§ Task goal: Copy every line that mentions the word "matplotlib".

§ Data listing:
# # # #

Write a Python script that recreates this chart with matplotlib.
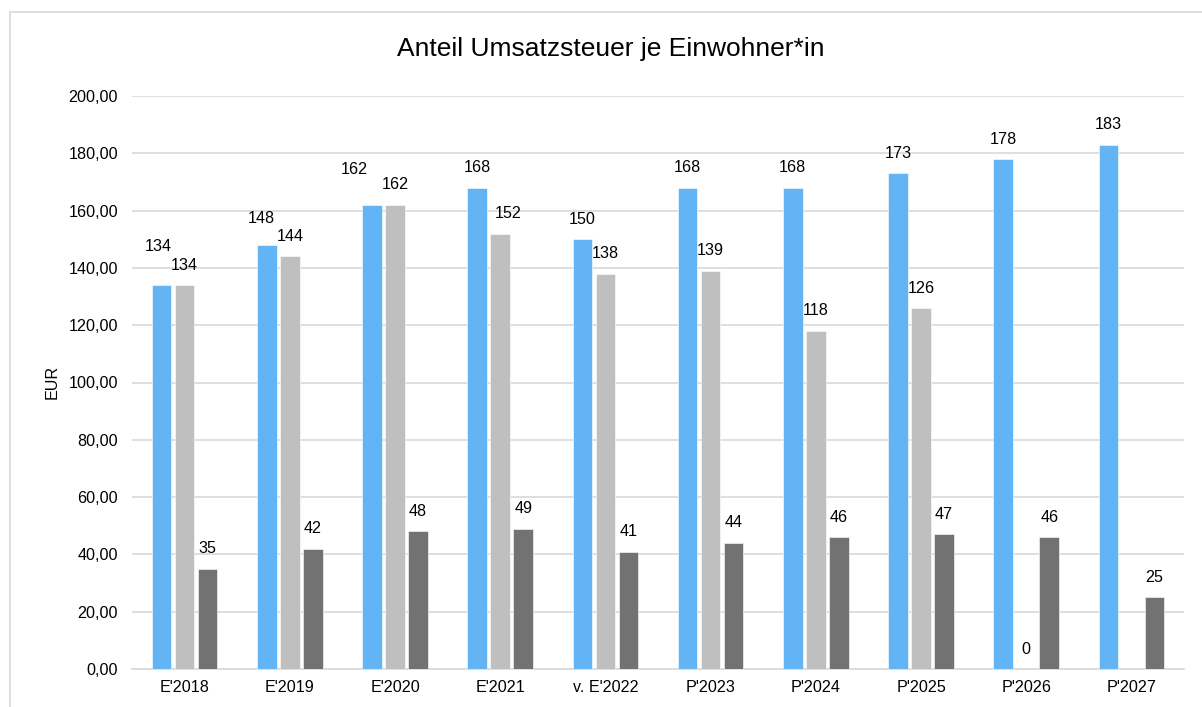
import numpy as np
import matplotlib.pyplot as plt
from matplotlib.patches import Rectangle

plt.rcParams['font.family'] = ['Liberation Sans', 'DejaVu Sans']

categories = ["E'2018", "E'2019", "E'2020", "E'2021", "v. E'2022",
              "P'2023", "P'2024", "P'2025", "P'2026", "P'2027"]
blue_vals = [134, 148, 162, 168, 150, 168, 168, 173, 178, 183]
light_vals = [134, 144, 162, 152, 138, 139, 118, 126, 0, np.nan]
dark_vals = [35, 42, 48, 49, 41, 44, 46, 47, 46, 25]
y_ticks = [0, 20, 40, 60, 80, 100, 120, 140, 160, 180, 200]

series = [blue_vals, light_vals, dark_vals]
colors = ['#63B4F5', '#BFBFBF', '#727272']

# label nudges (pixels, dx / extra dy) where the labels were moved by hand
label_nudge = {(0, 0): (-3, 19), (0, 1): (-5, 6), (0, 2): (-18, 15), (1, 3): (8, 0)}

fig = plt.figure(figsize=(12.02, 7.07), dpi=100)
ax = fig.add_axes([132 / 1202, 1 - 669 / 707, (1184 - 132) / 1202, (669 - 96) / 707])

x = np.arange(len(categories))
pitch = 0.2186
for s, (vals, col) in enumerate(zip(series, colors)):
    xs = x + (s - 1) * pitch
    ax.bar(xs, vals, width=0.185, color=col, edgecolor='white', linewidth=0.4, zorder=3)
    for i, v in enumerate(vals):
        if np.isnan(v):
            continue
        dx, dy = label_nudge.get((s, i), (0, 0))
        ax.annotate(f"{v:.0f}", (xs[i], v), xytext=(dx * 0.72, (20 + dy) * 0.72),
                    textcoords='offset points', ha='center', va='center',
                    fontsize=11.6, color='#000000', zorder=4)

ax.set_xlim(-0.5, len(categories) - 0.5)
ax.set_ylim(0, 200)
ax.set_yticks(y_ticks)
ax.set_yticklabels([f"{t:.2f}".replace('.', ',') for t in y_ticks], fontsize=11.6)
ax.set_xticks(x)
ax.set_xticklabels(categories, fontsize=11.6)
ax.tick_params(length=0, pad=8)
ax.tick_params(axis='y', pad=10)
ax.grid(axis='y', color='#D9D9D9', linewidth=1.2, zorder=0)
for sp in ['top', 'right', 'left']:
    ax.spines[sp].set_visible(False)
ax.spines['bottom'].set_color('#D9D9D9')
ax.spines['bottom'].set_linewidth(1.2)
ax.spines['bottom'].set_zorder(2)

fig.text(52 / 1202, 1 - 382 / 707, 'EUR', rotation=90, ha='center', va='center', fontsize=11.6)
fig.text(611 / 1202, 1 - 49 / 707, 'Anteil Umsatzsteuer je Einwohner*in',
         ha='center', va='center', fontsize=19)

fig.patches.append(Rectangle((10 / 1202, -0.05), 1.0, 1 - 12 / 707 + 0.05,
                             transform=fig.transFigure, fill=False,
                             edgecolor='#D9D9D9', linewidth=1.2))

fig.savefig('out.png', dpi=100)
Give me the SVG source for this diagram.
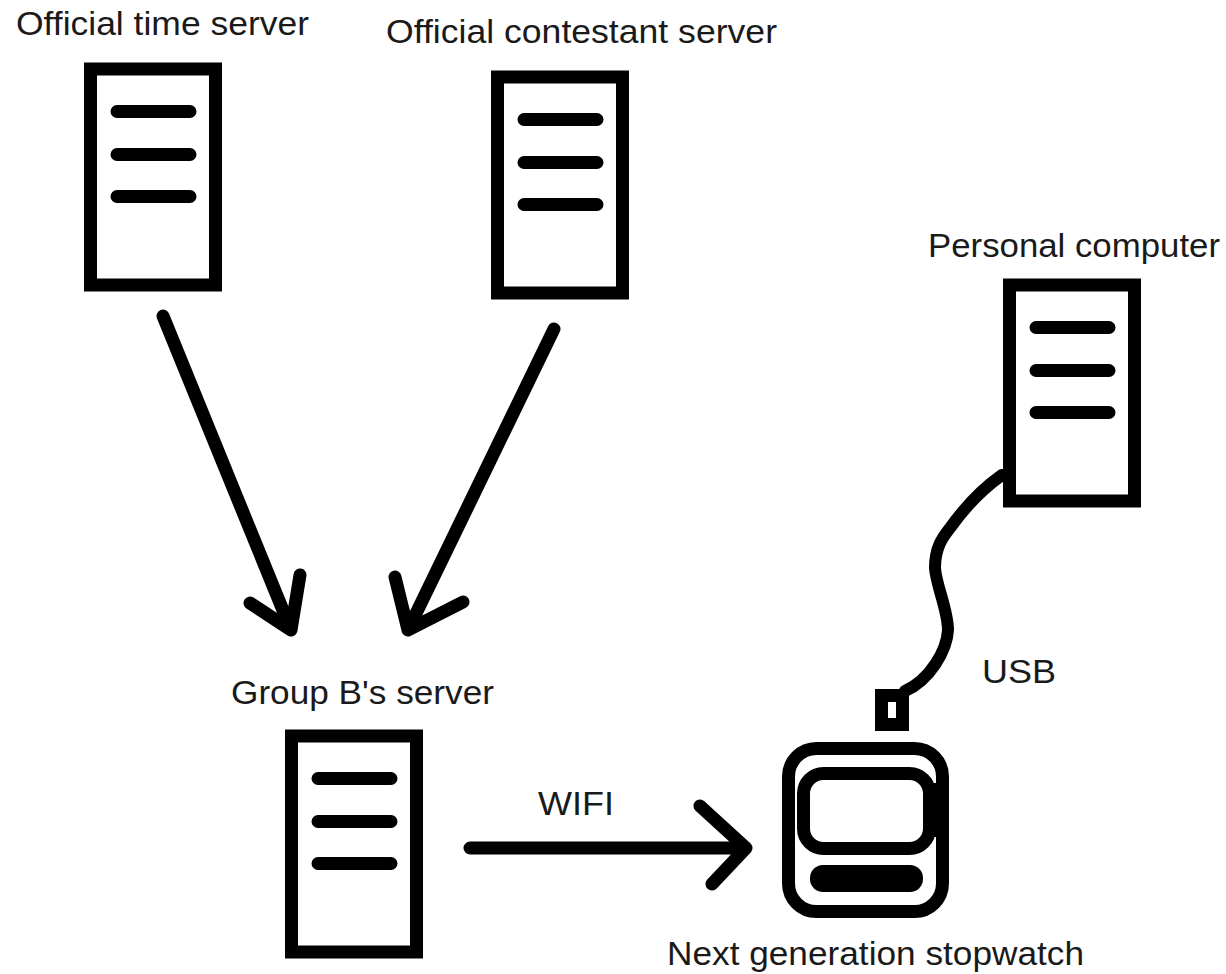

# # # #

§ Exercise output:
Write a Python script that recreates this chart with matplotlib.
import matplotlib.pyplot as plt
from matplotlib.patches import Rectangle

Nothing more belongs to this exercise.